• **Task to complete**
Without the images, write out the whole listing exactly.

⁂

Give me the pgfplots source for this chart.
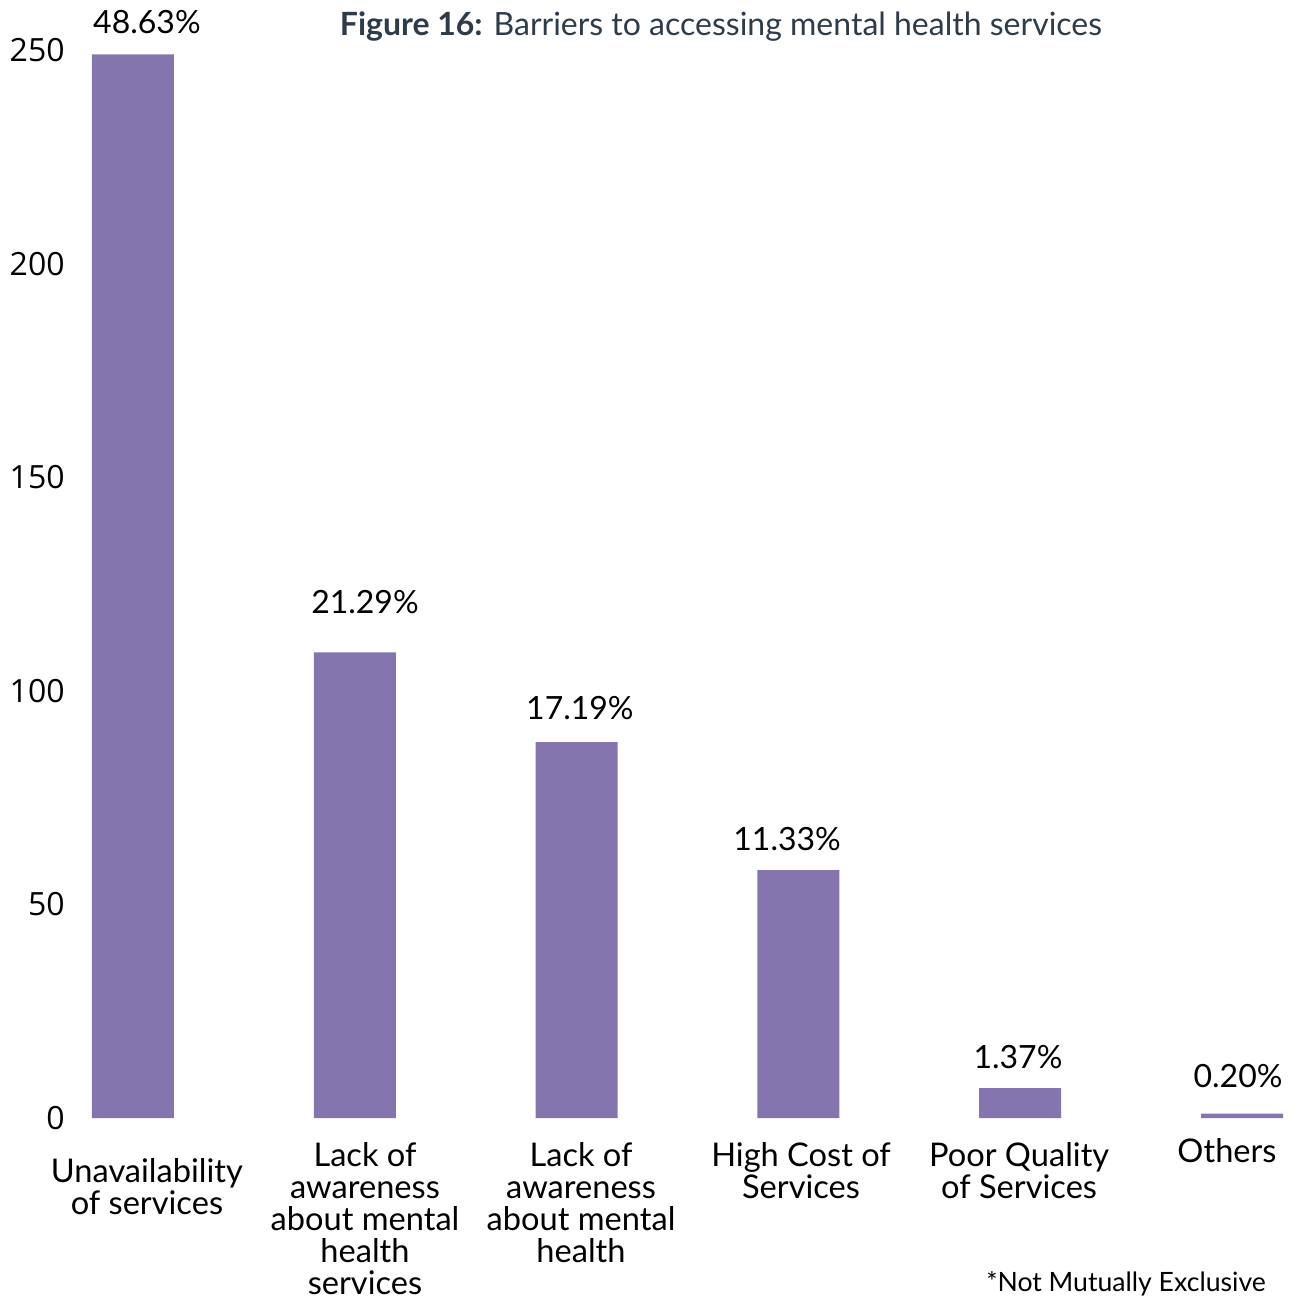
\documentclass[border=0pt]{standalone}
\usepackage{pgfplots}
\pgfplotsset{compat=1.18}
\usepackage{fontspec}
\setmainfont{Lato}
\newfontfamily\tickfont{Open Sans}
\definecolor{barc}{HTML}{8575AF}
\definecolor{titlec}{HTML}{2E3C4A}
\begin{document}
\begin{tikzpicture}
\begin{axis}[
  at={(0,0)}, anchor=south west,
  scale only axis, width=598.9pt, height=534pt,
  xmin=-0.2, xmax=5.2, ymin=0, ymax=250,
  axis line style={draw=none}, major tick length=0pt,
  xtick=\empty, ytick={0,50,100,150,200,250},
  /pgf/number format/assume math mode=true,
  yticklabel style={anchor=east, inner sep=0pt, xshift=-11.8pt, font=\tickfont\fontsize{16}{16}\selectfont},
  ybar, bar width=41pt, clip=false,
]
\addplot[fill=barc, draw=none] coordinates {(0,249) (1,109) (2,88) (3,58) (4,7) (5,1)};
\begin{scope}[every node/.style={font=\fontsize{16}{16}\selectfont, align=center, inner sep=0pt}]
\node at (axis cs:0.063,256.6) {48.63\%};
\node at (axis cs:1.046,120.8) {21.29\%};
\node at (axis cs:2.015,96.0) {17.19\%};
\node at (axis cs:2.949,65.3) {11.33\%};
\node at (axis cs:3.990,14.3) {1.37\%};
\node at (axis cs:4.982,9.8) {0.20\%};
\end{scope}
\begin{scope}[every node/.style={font=\fontsize{16.3}{16}\selectfont, align=center, inner sep=0pt}]
\node at (axis cs:0.063,-16.15) {Unavailability\\of services};
\node at (axis cs:1.046,-23.64) {Lack of\\awareness\\about mental\\health\\services};
\node at (axis cs:2.020,-19.9) {Lack of\\awareness\\about mental\\health};
\node at (axis cs:3.012,-12.4) {High Cost of\\Services};
\node at (axis cs:3.995,-12.4) {Poor Quality\\of Services};
\node at (axis cs:4.932,-7.7) {Others};
\end{scope}
\node[font=\fontsize{13.3}{14}\selectfont, inner sep=0pt] at (axis cs:4.477,-38.9) {*Not Mutually Exclusive};
\node[font=\fontsize{16}{16}\selectfont, text=titlec, inner sep=0pt] at (axis cs:2.651,255.6) {\textbf{Figure 16:} Barriers to accessing mental health services};
\end{axis}
\pgfresetboundingbox
\path (-44.3pt,-93pt) rectangle (607.2pt,559pt);
\end{tikzpicture}
\end{document}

⁂

• **Output**
Give me the pgfplots source for this chart.
\documentclass[border=0pt]{standalone}
\usepackage{pgfplots}
\pgfplotsset{compat=1.18}
\usepackage{fontspec}
\setmainfont{Lato}
\newfontfamily\tickfont{Open Sans}
\definecolor{barc}{HTML}{8575AF}
\definecolor{titlec}{HTML}{2E3C4A}
\begin{document}
\begin{tikzpicture}
\begin{axis}[
  at={(0,0)}, anchor=south west,
  scale only axis, width=598.9pt, height=534pt,
  xmin=-0.2, xmax=5.2, ymin=0, ymax=250,
  axis line style={draw=none}, major tick length=0pt,
  xtick=\empty, ytick={0,50,100,150,200,250},
  /pgf/number format/assume math mode=true,
  yticklabel style={anchor=east, inner sep=0pt, xshift=-11.8pt, font=\tickfont\fontsize{16}{16}\selectfont},
  ybar, bar width=41pt, clip=false,
]
\addplot[fill=barc, draw=none] coordinates {(0,249) (1,109) (2,88) (3,58) (4,7) (5,1)};
\begin{scope}[every node/.style={font=\fontsize{16}{16}\selectfont, align=center, inner sep=0pt}]
\node at (axis cs:0.063,256.6) {48.63\%};
\node at (axis cs:1.046,120.8) {21.29\%};
\node at (axis cs:2.015,96.0) {17.19\%};
\node at (axis cs:2.949,65.3) {11.33\%};
\node at (axis cs:3.990,14.3) {1.37\%};
\node at (axis cs:4.982,9.8) {0.20\%};
\end{scope}
\begin{scope}[every node/.style={font=\fontsize{16.3}{16}\selectfont, align=center, inner sep=0pt}]
\node at (axis cs:0.063,-16.15) {Unavailability\\of services};
\node at (axis cs:1.046,-23.64) {Lack of\\awareness\\about mental\\health\\services};
\node at (axis cs:2.020,-19.9) {Lack of\\awareness\\about mental\\health};
\node at (axis cs:3.012,-12.4) {High Cost of\\Services};
\node at (axis cs:3.995,-12.4) {Poor Quality\\of Services};
\node at (axis cs:4.932,-7.7) {Others};
\end{scope}
\node[font=\fontsize{13.3}{14}\selectfont, inner sep=0pt] at (axis cs:4.477,-38.9) {*Not Mutually Exclusive};
\node[font=\fontsize{16}{16}\selectfont, text=titlec, inner sep=0pt] at (axis cs:2.651,255.6) {\textbf{Figure 16:} Barriers to accessing mental health services};
\end{axis}
\pgfresetboundingbox
\path (-44.3pt,-93pt) rectangle (607.2pt,559pt);
\end{tikzpicture}
\end{document}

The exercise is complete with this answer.